RUSH: See, here we go. Governor Cuomo: “Sometimes you need an emergency to force change.” What change? Sometimes you need…? So, now we’re looking at this as a positive! Now some people are looking at this as a positive. Grab audio sound bite number 22. Here’s Governor Cuomo assuring the media that cases are still going up.
CUOMO: We’re studying the charts. We’re trying to study the data, follow the data. The data is uneven. It bounces. Numbers often bounce in any model. There are variables in this model. You see the basic line is still up.
CUOMO: What the statisticians will tell you is you basically draw the straight line that the columns indicate, and you see that we’re still going up —
RUSH: Goody.
CUOMO: — which is what we see on the overall trajectory, that we’re still going up.

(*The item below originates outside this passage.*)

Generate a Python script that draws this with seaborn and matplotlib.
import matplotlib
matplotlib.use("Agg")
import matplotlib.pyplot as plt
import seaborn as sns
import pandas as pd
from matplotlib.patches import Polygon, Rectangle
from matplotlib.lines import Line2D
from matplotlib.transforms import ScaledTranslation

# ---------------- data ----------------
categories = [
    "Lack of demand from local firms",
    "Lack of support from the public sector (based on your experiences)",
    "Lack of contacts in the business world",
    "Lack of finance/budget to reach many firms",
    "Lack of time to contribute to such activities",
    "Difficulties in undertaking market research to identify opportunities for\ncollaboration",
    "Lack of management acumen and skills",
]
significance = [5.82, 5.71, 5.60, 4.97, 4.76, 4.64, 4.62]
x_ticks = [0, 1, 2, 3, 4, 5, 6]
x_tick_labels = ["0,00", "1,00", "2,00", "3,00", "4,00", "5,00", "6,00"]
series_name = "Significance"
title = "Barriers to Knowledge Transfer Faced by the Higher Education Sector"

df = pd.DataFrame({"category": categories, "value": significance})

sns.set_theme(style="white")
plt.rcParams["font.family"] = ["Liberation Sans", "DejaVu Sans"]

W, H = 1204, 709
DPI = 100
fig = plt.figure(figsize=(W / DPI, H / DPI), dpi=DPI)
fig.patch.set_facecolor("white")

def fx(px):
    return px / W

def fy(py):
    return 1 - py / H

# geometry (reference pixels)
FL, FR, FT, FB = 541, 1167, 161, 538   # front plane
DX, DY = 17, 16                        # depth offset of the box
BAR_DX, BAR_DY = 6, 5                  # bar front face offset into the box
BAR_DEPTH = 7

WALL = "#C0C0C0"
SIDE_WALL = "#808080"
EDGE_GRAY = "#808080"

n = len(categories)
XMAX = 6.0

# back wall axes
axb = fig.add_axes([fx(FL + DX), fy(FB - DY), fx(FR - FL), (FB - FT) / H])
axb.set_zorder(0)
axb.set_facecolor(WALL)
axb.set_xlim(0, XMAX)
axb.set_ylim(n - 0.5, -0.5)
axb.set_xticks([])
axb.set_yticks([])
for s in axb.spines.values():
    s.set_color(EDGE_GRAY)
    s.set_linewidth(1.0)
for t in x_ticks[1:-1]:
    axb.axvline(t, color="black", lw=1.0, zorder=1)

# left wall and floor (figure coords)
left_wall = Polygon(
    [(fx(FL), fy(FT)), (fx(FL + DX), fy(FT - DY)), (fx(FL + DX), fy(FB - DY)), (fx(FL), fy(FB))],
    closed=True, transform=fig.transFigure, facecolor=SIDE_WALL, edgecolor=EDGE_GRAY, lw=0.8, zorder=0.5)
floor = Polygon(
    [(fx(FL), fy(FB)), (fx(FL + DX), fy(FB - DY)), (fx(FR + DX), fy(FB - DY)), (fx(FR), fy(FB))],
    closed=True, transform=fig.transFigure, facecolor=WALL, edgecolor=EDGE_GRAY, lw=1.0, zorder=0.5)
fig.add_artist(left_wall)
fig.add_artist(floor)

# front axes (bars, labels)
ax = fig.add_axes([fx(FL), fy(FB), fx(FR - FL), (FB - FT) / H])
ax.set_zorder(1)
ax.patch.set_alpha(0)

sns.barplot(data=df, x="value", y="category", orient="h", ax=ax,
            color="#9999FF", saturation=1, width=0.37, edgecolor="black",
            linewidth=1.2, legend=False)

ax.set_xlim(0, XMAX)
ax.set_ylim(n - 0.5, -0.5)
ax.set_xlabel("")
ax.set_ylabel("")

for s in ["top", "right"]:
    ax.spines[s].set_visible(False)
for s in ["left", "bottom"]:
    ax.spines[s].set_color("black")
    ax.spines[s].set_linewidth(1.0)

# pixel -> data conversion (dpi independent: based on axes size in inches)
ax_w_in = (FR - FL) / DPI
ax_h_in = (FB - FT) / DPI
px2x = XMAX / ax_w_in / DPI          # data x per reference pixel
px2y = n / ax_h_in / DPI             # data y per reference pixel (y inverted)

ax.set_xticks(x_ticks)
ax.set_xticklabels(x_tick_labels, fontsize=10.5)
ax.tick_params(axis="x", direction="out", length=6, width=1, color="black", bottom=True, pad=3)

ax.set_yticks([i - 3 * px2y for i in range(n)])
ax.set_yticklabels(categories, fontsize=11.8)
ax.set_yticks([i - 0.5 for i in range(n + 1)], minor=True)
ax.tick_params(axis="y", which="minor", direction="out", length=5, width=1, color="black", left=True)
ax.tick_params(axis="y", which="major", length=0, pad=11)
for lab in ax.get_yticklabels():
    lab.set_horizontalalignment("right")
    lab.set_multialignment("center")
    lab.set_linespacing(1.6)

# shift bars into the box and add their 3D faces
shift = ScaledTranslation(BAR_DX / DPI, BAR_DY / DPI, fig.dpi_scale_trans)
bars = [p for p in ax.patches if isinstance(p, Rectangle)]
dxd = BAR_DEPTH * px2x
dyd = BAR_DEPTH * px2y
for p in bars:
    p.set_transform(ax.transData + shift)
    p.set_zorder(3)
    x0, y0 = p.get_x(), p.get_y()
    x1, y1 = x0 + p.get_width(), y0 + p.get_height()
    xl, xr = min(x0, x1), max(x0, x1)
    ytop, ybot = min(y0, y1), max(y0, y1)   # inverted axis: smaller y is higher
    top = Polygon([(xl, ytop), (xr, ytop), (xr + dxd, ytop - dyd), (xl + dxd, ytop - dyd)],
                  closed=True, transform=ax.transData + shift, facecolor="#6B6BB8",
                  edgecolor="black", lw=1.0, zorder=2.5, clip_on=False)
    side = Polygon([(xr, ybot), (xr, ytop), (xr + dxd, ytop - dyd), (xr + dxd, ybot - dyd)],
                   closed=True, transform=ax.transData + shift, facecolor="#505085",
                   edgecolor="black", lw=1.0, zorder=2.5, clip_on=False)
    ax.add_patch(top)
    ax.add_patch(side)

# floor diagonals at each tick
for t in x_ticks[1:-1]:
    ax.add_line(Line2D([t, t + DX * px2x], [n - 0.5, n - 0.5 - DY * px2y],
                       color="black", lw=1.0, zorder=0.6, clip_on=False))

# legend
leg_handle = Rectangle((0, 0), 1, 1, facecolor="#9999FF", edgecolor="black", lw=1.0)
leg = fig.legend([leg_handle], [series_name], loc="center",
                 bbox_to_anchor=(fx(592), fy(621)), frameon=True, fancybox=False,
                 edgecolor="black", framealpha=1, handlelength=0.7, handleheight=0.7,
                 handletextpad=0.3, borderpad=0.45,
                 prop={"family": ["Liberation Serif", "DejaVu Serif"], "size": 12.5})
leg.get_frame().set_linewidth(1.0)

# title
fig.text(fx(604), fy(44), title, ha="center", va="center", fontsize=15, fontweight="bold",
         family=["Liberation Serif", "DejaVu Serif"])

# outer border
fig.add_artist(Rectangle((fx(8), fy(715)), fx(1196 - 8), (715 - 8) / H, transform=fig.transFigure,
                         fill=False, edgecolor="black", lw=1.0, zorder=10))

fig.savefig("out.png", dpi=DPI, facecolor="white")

RUSH: So, Governor Cuomo has reassured the media we’re still going up — we’re still getting an increasing number of cases — which is good for the get-Trump movement. Now it’s good because “sometimes you need an emergency to force change.” It’s kind of like Rahm Emanuel. “You don’t want to let a good crisis go to waste.”
BREAK TRANSCRIPT
RUSH: Governor Cuomo, here’s what he’s talking about when he said that sometimes you need an emergency to force change, he’s talking about ending the private hospital system. Here’s the audio sound bite.
CUOMO: The conversation I had with these hospital leaders yesterday in that room, if it was not for the coronavirus, I would have never made it out of that room. I mean, what I was saying was so antithetical to the foundation of the business of health care in this state, which, by the way, is a multibillion-dollar business.
RUSH: Really?
CUOMO: It’s rife with common sense, but sometimes you need the emergency to force change that would be very, very difficult otherwise.

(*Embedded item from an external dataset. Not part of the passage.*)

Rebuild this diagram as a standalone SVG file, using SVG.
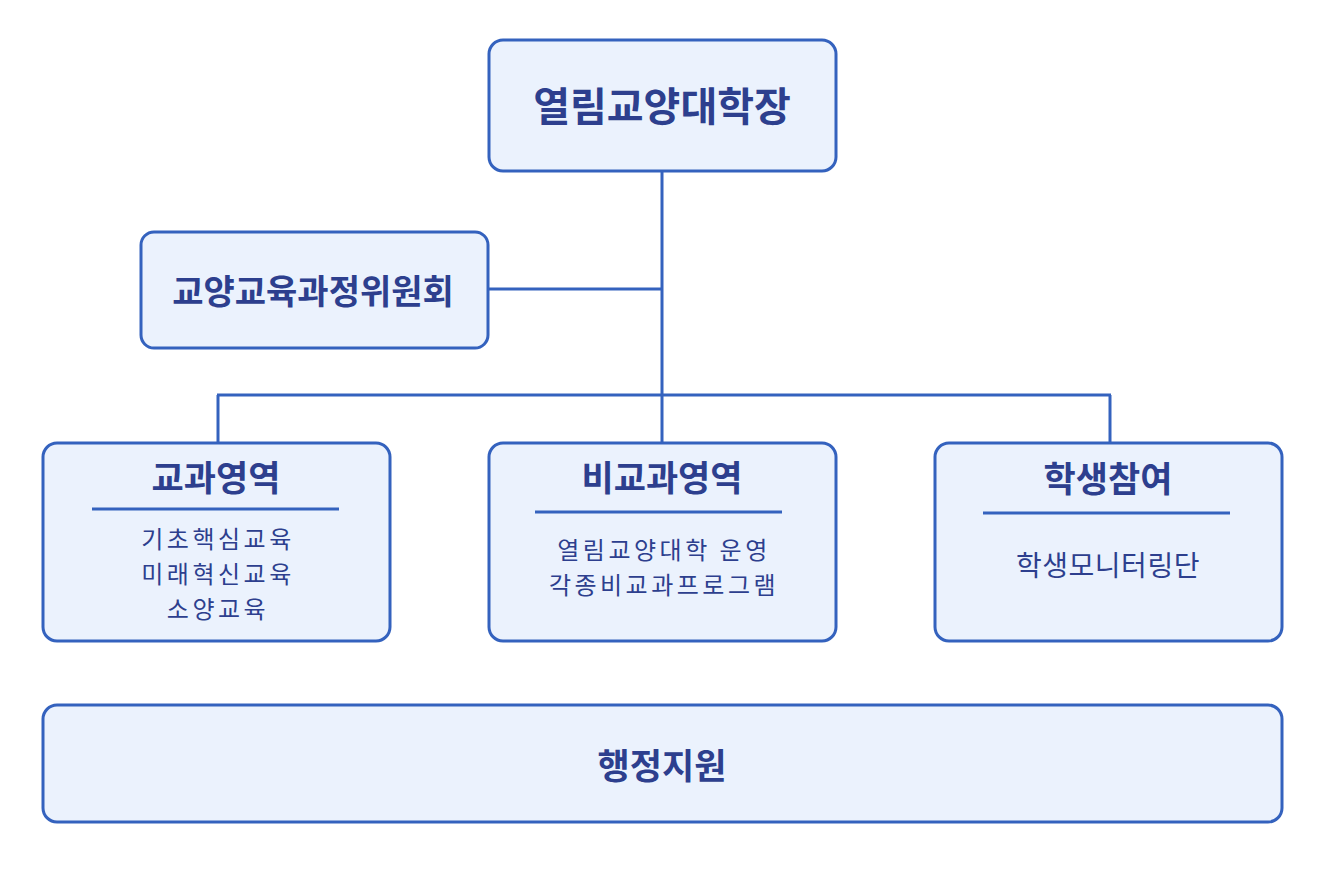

RUSH: They want to get rid of the private hospital system in New York, have the state, I guess, take it over. And so they’re gonna use the coronavirus as an opportunity to do this.
BREAK TRANSCRIPT
RUSH: I’m going to tell you something else that I think out there, using some common slang, I’m going to tell you, I think it’s gonna speed up the return to normalcy, and that is when health care professionals are finally protected from the people that have the disease when they come in to see them in the hospital, doctor’s office, or whatever. It is clear is that we don’t yet have enough protection for all of the people the health care industry is dealing with with coronavirus patients. Now, that’s spotty. In some states it’s okay, not a problem. In other states there are shortages, shortages of gowns, masks. I’m not talking about ventilators. I’m talking about the things that would protect the doctors and nurses.
And once that’s in place, if we could get that up and running where everybody in the health professional treatment world can be guaranteed of being protected against the disease, then it’s gonna free things up as well. But as long as the health care professionals, doctors and nurses, are susceptible to getting the disease and therefore being useless, well, that’s gonna be a hamstring on any effort at a return to normalcy.